Basically, the point of the article is encapsulated in a short video about how human beings are built to be kind and empathise with each other. The video also made a very interesting point that rather than Charles Darwin’s concept ‘survival of the fittest simply meaning ‘every woman for herself’, what he really meant was ‘sympathy is the strongest instinct humans have’ and ‘communities with the most sympathetic members will flourish and raise the greatest amount of offspring.’
But what really struck me was how scientists were interested in the vagus nerve which is activated when someone is feeling compassion. They also found that lower class individuals have a higher vagus nerve response when they see someone suffer than when wealthier individuals witness suffering. As psychologist Dacher Keltner puts it, it ‘literally is a compassion deficit that’s produced by lots of wealth.’ He also goes on to note that poorer communities tend to give more to charity than wealthier people.
And that in turn reminded me of this Buzzfeed article about a teacher who taught his students about the awareness of privilege by giving them each a piece of paper. He then placed a bin at the front of the classroom and told them that every student in the classroom was representative of a country’s population. To get into the upper class, all they had to do was toss their paper into the bin. The students at the back, of course, pointed out they had an unfair advantage, being much further away from the bin than the ones in front.

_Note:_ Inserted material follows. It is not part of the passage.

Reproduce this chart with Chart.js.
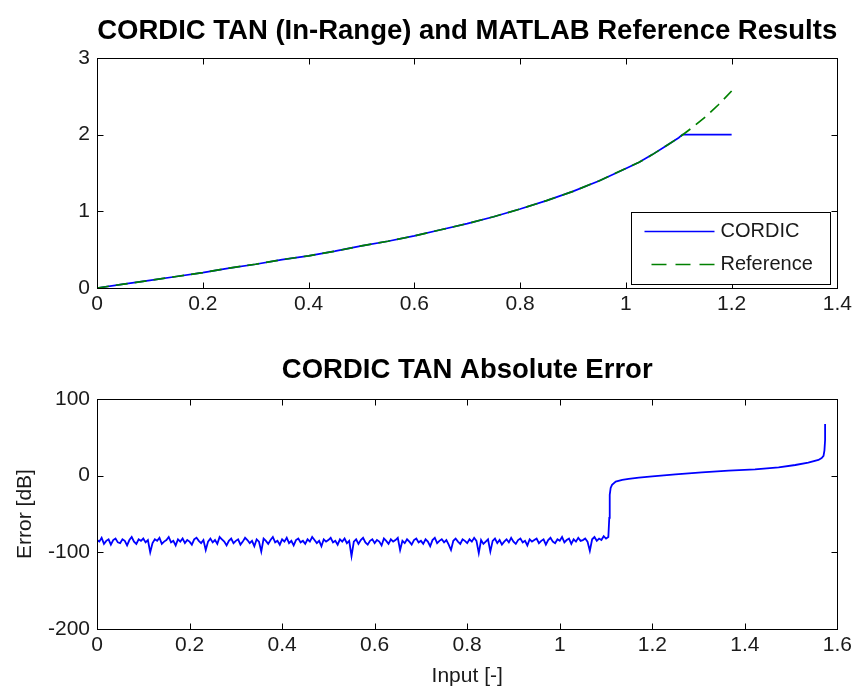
<!DOCTYPE html>
<html><head><meta charset="utf-8">
<script src="https://cdn.jsdelivr.net/npm/chart.js@4.4.1/dist/chart.umd.min.js"></script>
<style>
html,body{margin:0;padding:0;background:#fff;}
.box{position:absolute;left:0;width:856px;}
</style></head><body>
<div style="position:relative;width:856px;height:691px;">
  <div class="box" style="top:0;height:330px"><canvas id="c1" width="856" height="330"></canvas></div>
  <div class="box" style="top:330px;height:361px"><canvas id="c2" width="856" height="361"></canvas></div>
</div>
<script>
// ---------- data ----------
const topTitle = 'CORDIC TAN (In-Range) and MATLAB Reference Results';
const bottomTitle = 'CORDIC TAN Absolute Error';
const seriesNames = ['CORDIC', 'Reference'];
const xAxisLabel = 'Input [-]';
const yAxisLabel = 'Error [dB]';

const refX = [0,0.05,0.1,0.15,0.2,0.25,0.3,0.35,0.4,0.45,0.5,0.55,0.6,0.65,0.7,0.75,0.8,0.85,0.9,0.95,1.0,1.025,1.05,1.075,1.1,1.125,1.15,1.175,1.2];
const refY = [0,0.05,0.10,0.15,0.20,0.26,0.31,0.37,0.42,0.48,0.55,0.61,0.68,0.76,0.84,0.93,1.03,1.14,1.26,1.40,1.56,1.64,1.74,1.85,1.96,2.09,2.23,2.39,2.57];

const cordicX = [0,0.05,0.1,0.15,0.2,0.25,0.3,0.35,0.4,0.45,0.5,0.55,0.6,0.65,0.7,0.75,0.8,0.85,0.9,0.95,1.0,1.025,1.05,1.075,1.1,1.107,1.2];
const cordicY = [0,0.05,0.10,0.15,0.20,0.26,0.31,0.37,0.42,0.48,0.55,0.61,0.68,0.76,0.84,0.93,1.03,1.14,1.26,1.40,1.56,1.64,1.74,1.85,1.96,2.0,2.0];

// error in dB, in-range part (read every 0.005 from x = 0 to 1.105)
const errStep = 0.005;
const errInRange = [
  -84,-86,-81,-89,-85,-83,-90,-84,-82,-87,
  -88,-83,-85,-91,-84,-80,-86,-89,-83,-85,
  -82,-87,-84,-100,-88,-83,-85,-81,-89,-86,
  -84,-80,-87,-85,-91,-83,-86,-82,-88,-84,
  -86,-90,-83,-81,-85,-88,-84,-97,-86,-82,
  -87,-84,-89,-80,-83,-86,-91,-85,-82,-88,
  -85,-83,-90,-86,-81,-84,-88,-85,-92,-83,
  -86,-99,-82,-85,-89,-84,-80,-87,-85,-90,
  -83,-86,-81,-88,-85,-91,-84,-82,-87,-85,
  -89,-83,-86,-80,-84,-88,-85,-92,-83,-86,
  -84,-81,-87,-85,-90,-83,-86,-82,-88,-85,
  -105,-86,-83,-89,-84,-81,-87,-90,-85,-83,
  -88,-84,-86,-91,-82,-85,-89,-83,-86,-84,
  -81,-97,-85,-88,-83,-86,-90,-84,-82,-87,
  -85,-89,-83,-86,-92,-84,-81,-88,-85,-83,
  -87,-84,-90,-97,-85,-82,-86,-89,-83,-85,
  -88,-83,-86,-81,-85,-101,-84,-89,-86,-83,
  -99,-85,-82,-88,-84,-90,-86,-83,-87,-81,
  -86,-89,-84,-82,-87,-85,-91,-83,-86,-84,
  -82,-88,-85,-83,-90,-84,-81,-86,-88,-83,
  -85,-80,-87,-84,-82,-89,-83,-86,-81,-85,
  -84,-82,-86,-98,-83,-80,-85,-82,-84,-79,
  -82,-80
];
// error in dB, out-of-range part
const errOutX = [1.106,1.107,1.108,1.110,1.113,1.121,1.135,1.149,1.171,1.2,1.25,1.307,1.365,1.422,1.473,1.509,1.537,1.559,1.566,1.570,1.572,1.5734,1.5734];
const errOutY = [-80,-55,-25,-16,-12,-7.8,-5.5,-4.3,-2.6,-1,1.8,4.4,6.5,8.3,10.9,13.9,17,20.5,23,25.7,33,46.5,67.4];

const topXTicks = [0,0.2,0.4,0.6,0.8,1,1.2,1.4];
const topYTicks = [0,1,2,3];
const botXTicks = [0,0.2,0.4,0.6,0.8,1,1.2,1.4,1.6];
const botYTicks = [-200,-100,0,100];

// ---------- styling ----------
const FONT = "'Liberation Sans', Arial, Helvetica, sans-serif";
const TXT = '#1a1a1a';
const tickFont = {family: FONT, size: 21};

const axesBox = {
  id: 'axesBox',
  afterDatasetsDraw(chart) {
    const {ctx, chartArea: ca, scales} = chart;
    const L = Math.round(ca.left) + 0.5, R = Math.round(ca.right) + 0.5;
    const T = Math.round(ca.top) + 0.5, B = Math.round(ca.bottom) + 0.5;
    const tl = 6;
    ctx.save();
    ctx.strokeStyle = '#000';
    ctx.lineWidth = 1;
    ctx.setLineDash([]);
    ctx.strokeRect(L, T, R - L, B - T);
    ctx.beginPath();
    scales.x.ticks.forEach(t => {
      const p = Math.round(scales.x.getPixelForValue(t.value)) + 0.5;
      ctx.moveTo(p, B); ctx.lineTo(p, B - tl);
      ctx.moveTo(p, T); ctx.lineTo(p, T + tl);
    });
    scales.y.ticks.forEach(t => {
      const p = Math.round(scales.y.getPixelForValue(t.value)) + 0.5;
      ctx.moveTo(L, p); ctx.lineTo(L + tl, p);
      ctx.moveTo(R, p); ctx.lineTo(R - tl, p);
    });
    ctx.stroke();
    ctx.restore();
  }
};

const boxLegend = {
  id: 'boxLegend',
  afterDraw(chart) {
    const {ctx, chartArea: ca} = chart;
    const w = 199, h = 72;
    const x = Math.round(ca.right - 7 - w) + 0.5, y = Math.round(ca.bottom - 4 - h) + 0.5;
    ctx.save();
    ctx.fillStyle = '#fff';
    ctx.fillRect(x, y, w, h);
    ctx.strokeStyle = '#000';
    ctx.lineWidth = 1;
    ctx.strokeRect(x, y, w, h);
    const rows = [19, 52];
    const byName = seriesNames.map(n => chart.data.datasets.find(d => d.label === n));
    byName.forEach((ds, i) => {
      const yy = y + rows[i];
      ctx.beginPath();
      ctx.strokeStyle = ds.borderColor;
      ctx.lineWidth = ds.borderWidth;
      if (ds.borderDash) {
        ctx.setLineDash([15, 9]);
        ctx.moveTo(x + 20, yy);
      } else {
        ctx.setLineDash([]);
        ctx.moveTo(x + 13, yy);
      }
      ctx.lineTo(x + 83, yy);
      ctx.stroke();
      ctx.setLineDash([]);
      ctx.fillStyle = TXT;
      ctx.font = `20px ${FONT}`;
      ctx.textBaseline = 'middle';
      ctx.textAlign = 'left';
      ctx.fillText(ds.label, x + 89, yy);
    });
    ctx.restore();
  }
};

function fmt(v) { return String(Math.round(v * 1000) / 1000); }

function axis(min, max, ticks, extra) {
  return Object.assign({
    type: 'linear', min, max,
    afterBuildTicks(s) { s.ticks = ticks.map(v => ({value: v})); },
    ticks: {font: tickFont, color: TXT, autoSkip: false, maxRotation: 0, callback: v => fmt(v)},
    grid: {display: false, drawTicks: false},
    border: {display: false}
  }, extra);
}

// ---------- top chart ----------
new Chart(document.getElementById('c1'), {
  type: 'line',
  data: {
    datasets: [
      {label: seriesNames[0], data: cordicX.map((x, i) => ({x, y: cordicY[i]})),
       borderColor: '#0000ff', borderWidth: 1.7, pointRadius: 0, tension: 0, order: 1},
      {label: seriesNames[1], data: refX.map((x, i) => ({x, y: refY[i]})),
       borderColor: '#008000', borderWidth: 1.7, borderDash: [12, 7], pointRadius: 0, tension: 0, order: 0}
    ]
  },
  options: {
    responsive: false, animation: false, devicePixelRatio: 1,
    layout: {padding: {left: 0, right: 17, top: 0, bottom: 0}},
    plugins: {
      legend: {display: false}, tooltip: {enabled: false},
      title: {display: true, fullSize: false, text: topTitle, color: '#000',
              font: {family: FONT, size: 27.5, weight: 'bold'}, padding: {top: 14.5, bottom: 10.5}}
    },
    scales: {
      x: axis(0, 1.4, topXTicks, {ticks: {font: tickFont, color: TXT, autoSkip: false, maxRotation: 0, padding: 4, callback: v => fmt(v)},
                                  afterFit(s) { s.height = 42; }}),
      y: axis(0, 3, topYTicks, {ticks: {font: tickFont, color: TXT, autoSkip: false, padding: 7, callback: v => fmt(v)},
                                afterFit(s) { s.width = 97; }})
    }
  },
  plugins: [axesBox, boxLegend]
});

// ---------- bottom chart ----------
const errData = errInRange.map((v, i) => ({x: i * errStep, y: v}))
  .concat(errOutX.map((x, i) => ({x, y: errOutY[i]})));

new Chart(document.getElementById('c2'), {
  type: 'line',
  data: {
    datasets: [
      {label: 'Error', data: errData, borderColor: '#0000ff', borderWidth: 1.8, pointRadius: 0, tension: 0}
    ]
  },
  options: {
    responsive: false, animation: false, devicePixelRatio: 1,
    layout: {padding: {left: 0, right: 17, top: 0, bottom: 0}},
    plugins: {
      legend: {display: false}, tooltip: {enabled: false},
      title: {display: true, fullSize: false, text: bottomTitle, color: '#000',
              font: {family: FONT, size: 27.5, weight: 'bold'}, padding: {top: 23.5, bottom: 12.5}}
    },
    scales: {
      x: axis(0, 1.6, botXTicks, {ticks: {font: tickFont, color: TXT, autoSkip: false, maxRotation: 0, padding: 4, callback: v => fmt(v)},
                                  title: {display: true, text: xAxisLabel, color: TXT, font: {family: FONT, size: 21}, padding: {top: 0, bottom: 2.4}},
                                  afterFit(s) { s.height = 62; }}),
      y: axis(-200, 100, botYTicks, {ticks: {font: tickFont, color: TXT, autoSkip: false, padding: 7, callback: v => fmt(v)},
                                     title: {display: true, text: yAxisLabel, color: TXT, font: {family: FONT, size: 21}, padding: {top: 12.4, bottom: 0}},
                                     afterFit(s) { s.width = 97; }})
    }
  },
  plugins: [axesBox]
});
</script>
</body></html>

As expected, most of the students in the front (though not all) made the bin while most at the back (but not all) didn’t. The teacher then pointed out to the students that it was only the ones at the back who complained about the disadvantage but the ones in front didn’t even realised how privileged they were.
So often we forget just how privileged we are. We flip through tabloid magazines and watch reality shows about rich kids who are born into a life of trust funds, private jets and mansions on every continent of the world, and sigh with envy at how great their lives are – and we forget how truly great our lives are. I am so fortunate to have been born into a middle class family with parents who love me and have taught me the values that truly count in life and are able to afford to give me a good education. I am fortunate to have a better advantage than those at the back of the classroom, even though I wasn’t as lucky as those who got a front row seat in life right from the start. And I am lucky that I have enough characteristics of grit, hard work, ambition and responsibility that I am able to dig my heels in and work hard to achieve something even better in life. I am lucky not to have been born in a situation so bad where the grit I possess might not be enough to carry me through to find a better way of life for myself.
And I am also grateful that life has taught me many lessons, many of which I probably didn’t appreciate during the learning of, but in hindsight I am able to look back and be thankful for because it has taught me something I otherwise would not know and made something of my character that wasn’t there before. In the past, I did not realise it but I am privileged for this alone, the ability to learn from life and to be able to survive these hardships and these personal valleys of humiliation and take something with me out of it so that in future, I will remember my experiences and not judge others who are going through the same thing. Hardships and humiliations are never easy, yet they make us stronger and they also make us more empathetic. I’ve talked this over with some close friends as well who have experienced their own valleys of humiliation and their own difficulties and we’ve all agreed on how these experiences, while they certainly weren’t easy, have made us better, more empathetic and sympathetic characters, more inclined to forgive where our younger, more naive selves would have been harsher and much more judgmental.
I’m still growing older and learning every day. And I hope that with each passing year, I’ll be able to remember more and more never to judge, to always show compassion and sympathy, to be strong when I experience difficulties and frustration, to fight for myself and remember to fight for others who are less privileged than I am, and, more importantly, to always, always, always be kind.